Ayn Rand, In Her Own Words

“Do not let your fire go out, spark by irreplaceable spark in the hopeless swamps of the not-quite, the not-yet, and the not-at-all. Do not let the hero in your soul perish in lonely frustration for the life you deserved and have never been able to reach. The world you desire can be won. It exists.. it is real.. it is possible.. it’s yours.”

— AYN RAND

 

Ever since reading “The Fountainhead” 32 years ago, I have been a huge fan of Ayn Rand’s ideas.

If you haven’t read any of her works, then you definitely don’t understand her. That’s ironic, because she is the clearest, most articulate writer in the English language I have ever read … and I have read a few. If you read everything she wrote, like I did, you will know exactly where she stands, what her most primary assumptions and premises are, and how she reaches her conclusions. Agree or disagree; you will know. I never, in 10 years of schooling with a major in psychology and a minor in philosophy, ever encountered anyone close to that.

This documentary is really the closest thing I’ve yet seen to a reliable autobiography (or biography) of her.

Nearly everything you read about Ayn Rand is wrong. Before I read her, I mistakenly thought she was a “conservative.” That’s not true. She was certainly no leftist, but she wasn’t primarily political; she was primarily philosophical. Her ideas have guided me more as a student and practitioner of psychology and psychotherapy than as a lover of liberty.

The things you read about Ayn Rand are usually the opinions of people who haven’t read a word of her ideas or novels. When challenged with this fact, the more candid ones will say, “Of course I haven’t read her. Why would I?”

Then why have an opinion about someone you haven’t read or tried to understand?

If you’re going to have an opinion about someone or something, you owe it to yourself, most of all, to make sure that opinion is based on the facts.

I cannot believe this movie was made in 2010. I don’t know how I missed it. It’s beautifully done. It draws on some amazing interviews Rand did in her very final years (late 1970s) with people like Mike Wallace (a real journalist, unlike his son), Phil Donahue and Tom Snyder.

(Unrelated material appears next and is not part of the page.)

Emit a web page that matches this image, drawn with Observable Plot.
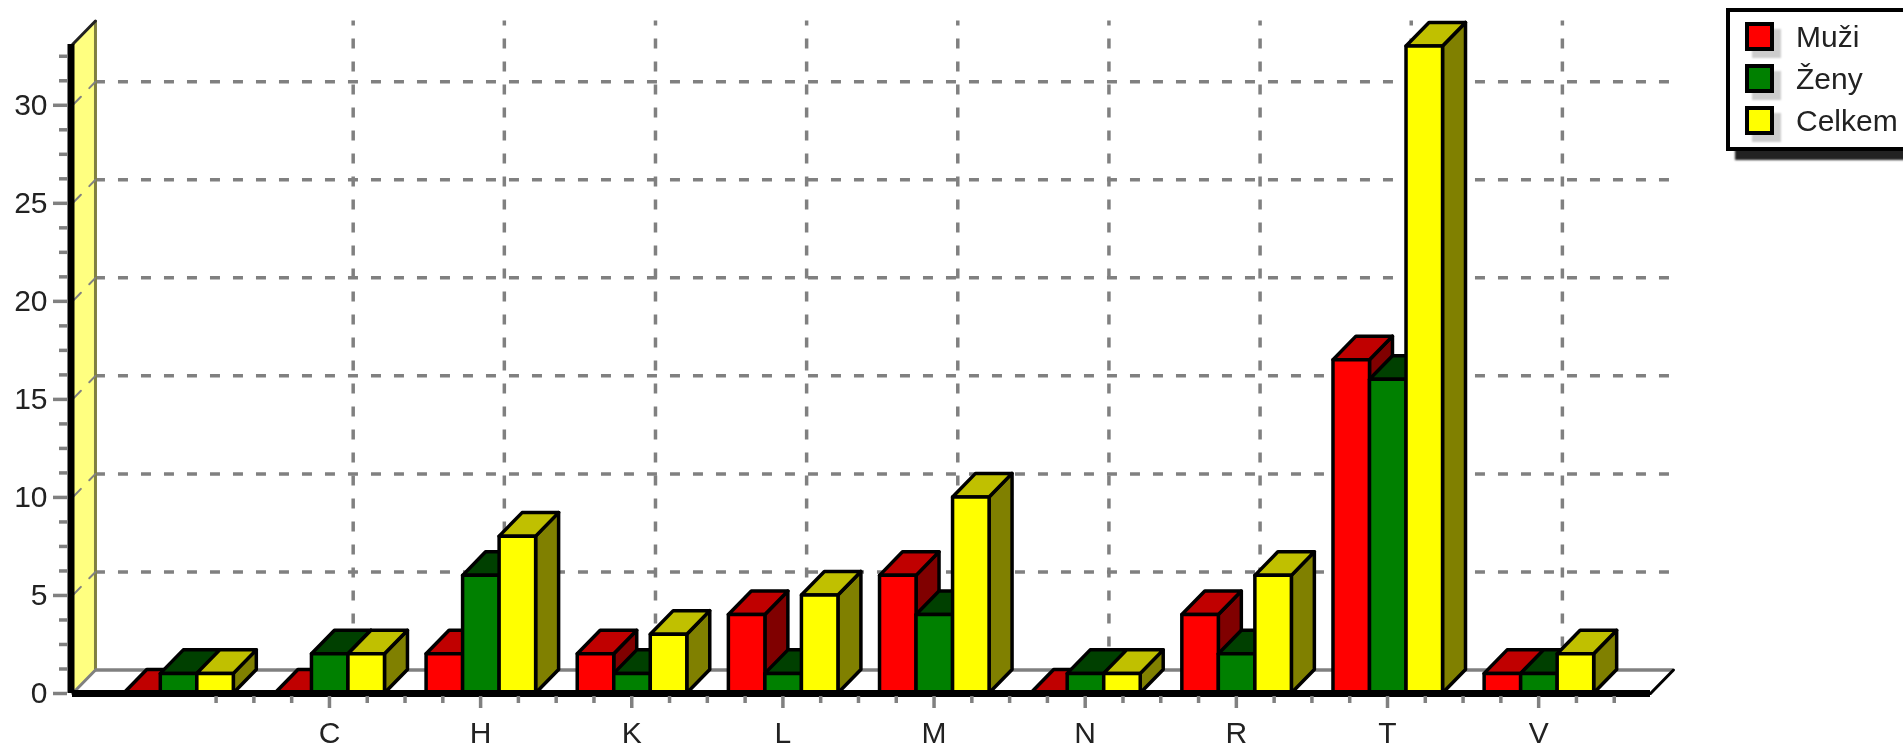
<!DOCTYPE html>
<html><head><meta charset="utf-8">
<script src="https://cdn.jsdelivr.net/npm/d3@7"></script>
<script src="https://cdn.jsdelivr.net/npm/@observablehq/plot@0.6"></script>
<style>
html,body{margin:0;padding:0;background:#fff;overflow:hidden;width:1903px;height:746px}
#chart{position:absolute;left:0;top:0;filter:blur(0.5px)}
#legend{position:absolute;left:1726px;top:8px;width:220px;height:135px;background:#fff;border:4px solid #000;box-shadow:9px 9px 2px #222;font:30px "Liberation Sans",Arial,sans-serif;color:#222;filter:blur(0.5px)}
.row{position:absolute;left:66px;line-height:34px;white-space:nowrap}
.sw{position:absolute;left:15px;width:21px;height:21px;border:4px solid #000;box-shadow:7px 7px 2px #ccc}
</style></head><body>
<div id="chart"></div><div id="legend"></div>
<script>
const categories = ["", "C", "H", "K", "L", "M", "N", "R", "T", "V"];
const muzi   = [0, 0, 2, 2, 4, 6, 0, 4, 17, 1];
const zeny   = [1, 2, 6, 1, 1, 4, 1, 2, 16, 1];
const celkem = [1, 2, 8, 3, 5, 10, 1, 6, 33, 2];
const seriesNames = ["Muži", "Ženy", "Celkem"];
const frontColors = ["#ff0000", "#008000", "#ffff00"];
const topColors   = ["#c00000", "#004000", "#c0c000"];
const sideColors  = ["#800000", "#004000", "#808000"];
const yMajor = [0, 5, 10, 15, 20, 25, 30];
const yGrid  = [5, 10, 15, 20, 25, 30];
const yMinor = d3.range(1, 27).map(i => i * 1.25).filter(v => v % 5 !== 0);
const xMajor = [1, 2, 3, 4, 5, 6, 7, 8, 9];
const xMinor = d3.range(1, 39).map(i => i * 0.25).filter(v => v % 1 !== 0);

const x0 = -0.7, x1 = 9.74, yTop = 33.1;
const depthX = 0.152, depthY = 1.2, barW = 0.2416;
const gray = "#808080", dash = "10,13";
const allSeries = [muzi, zeny, celkem];

const bars = [];
allSeries.forEach((vals, k) => {
  const rows = vals.map((v, i) => ({
    i, v,
    a: i + (k - 1.5) * barW + 0.005,
    b: i + (k - 0.5) * barW + 0.005
  }));
  const side = rows.flatMap(r => [
    {z: r.i, x: r.b, y1: 0, y2: r.v},
    {z: r.i, x: r.b + depthX, y1: depthY, y2: r.v + depthY}
  ]);
  const top = rows.flatMap(r => [
    {z: r.i, y: r.v, x1: r.a, x2: r.b},
    {z: r.i, y: r.v + depthY, x1: r.a + depthX, x2: r.b + depthX}
  ]);
  const edge = {stroke: "#000", strokeWidth: 3.5, strokeLinejoin: "round"};
  bars.push(
    Plot.area(side, {x1: "x", y1: "y1", y2: "y2", z: "z", fill: sideColors[k], ...edge}),
    Plot.area(top, {x1: "x1", x2: "x2", y1: "y", z: "z", fill: topColors[k], ...edge}),
    Plot.rect(rows, {x1: "a", x2: "b", y1: 0, y2: "v", fill: frontColors[k], ...edge})
  );
});

const chart = Plot.plot({
  width: 1903, height: 746,
  marginLeft: 67, marginBottom: 50, marginTop: 0, marginRight: 0,
  x: {type: "linear", domain: [x0, x1], range: [72, 1650]},
  y: {type: "linear", domain: [0, yTop], range: [693, 44]},
  style: {fontFamily: '"Liberation Sans",Arial,sans-serif', background: "transparent", overflow: "visible"},
  marks: [
    // floor
    Plot.area([{y: 0, a: x0, b: x1}, {y: depthY, a: x0 + depthX, b: x1 + depthX}],
      {x1: "a", x2: "b", y1: "y", fill: "#fff"}),
    // vertical dashed grid
    Plot.ruleX(xMajor, {x: d => d + depthX + 0.005, y1: depthY, y2: yTop + depthY, stroke: gray, strokeWidth: 3.5, strokeDasharray: dash}),
    // horizontal dashed grid
    Plot.ruleY(yGrid, {y: d => d + depthY, x1: x0 + depthX, x2: x1 + depthX, stroke: gray, strokeWidth: 3.5, strokeDasharray: dash}),
    // side wall
    Plot.area([{x: x0, y1: 0, y2: yTop}, {x: x0 + depthX, y1: depthY, y2: yTop + depthY}],
      {x1: "x", y1: "y1", y2: "y2", fill: "#ffff80"}),
    Plot.ruleX([x0 + depthX], {y1: depthY, y2: yTop + depthY, stroke: "#808040", strokeWidth: 3}),
    Plot.line([{x: x0, y: yTop}, {x: x0 + depthX, y: yTop + depthY}], {x: "x", y: "y", stroke: "#222", strokeWidth: 3}),
    Plot.line(yGrid.flatMap(v => [{z: v, x: x0, y: v}, {z: v, x: x0 + depthX, y: v + depthY}]),
      {x: "x", y: "y", z: "z", stroke: gray, strokeWidth: 2, strokeDasharray: "12,12"}),
    // floor edges
    Plot.ruleY([depthY], {x1: x0 + depthX, x2: x1 + depthX, stroke: gray, strokeWidth: 3.5}),
    Plot.line([{x: x0, y: 0}, {x: x0 + depthX, y: depthY}], {x: "x", y: "y", stroke: gray, strokeWidth: 3}),
    Plot.line([{x: x1, y: 0}, {x: x1 + depthX, y: depthY}], {x: "x", y: "y", stroke: "#000", strokeWidth: 3}),
    // bars
    ...bars,
    // black axis lines
    Plot.ruleY([0], {x1: x0, x2: x1, stroke: "#000", strokeWidth: 7}),
    Plot.ruleX([x0], {y1: 0, y2: yTop, stroke: "#000", strokeWidth: 7, dx: -1.5}),
    // axes
    Plot.axisY(yMinor, {anchor: "left", tickSize: 8, stroke: gray, strokeWidth: 3.5, fill: "none", label: null}),
    Plot.axisY(yMajor, {anchor: "left", tickSize: 14, tickPadding: 6, stroke: gray, strokeWidth: 3.5, fill: "#222", fontSize: 30, label: null}),
    Plot.axisX(xMinor, {anchor: "bottom", tickSize: 7, stroke: gray, strokeWidth: 3.5, fill: "none", label: null}),
    Plot.axisX(xMajor, {anchor: "bottom", tickSize: 12, tickPadding: 13, stroke: gray, strokeWidth: 3.5, fill: "#222", fontSize: 30, label: null,
      tickFormat: i => categories[i]})
  ]
});
document.getElementById("chart").append(chart);

const legend = document.getElementById("legend");
seriesNames.forEach((name, k) => {
  const top = 10 + k * 42;
  const sw = document.createElement("div");
  sw.className = "sw"; sw.style.top = top + "px"; sw.style.background = frontColors[k];
  const t = document.createElement("div");
  t.className = "row"; t.style.top = (top - 2) + "px"; t.textContent = name;
  legend.append(sw, t);
});
</script>
</body></html>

These were the leftists of her day. Yet they were Jeffersonian compared to the depraved nihilism we find everywhere around us today, a nihilism Rand foresaw and predicted as the inevitable decline of a culture that totally abandons reason (and freedom along with it).

I believe the title is: “Ayn Rand, in Her Own Words.”

The movie absolutely delivers. It’s the best I’ve seen on her. If you are at all interested in her (or anything I post), please do not miss it.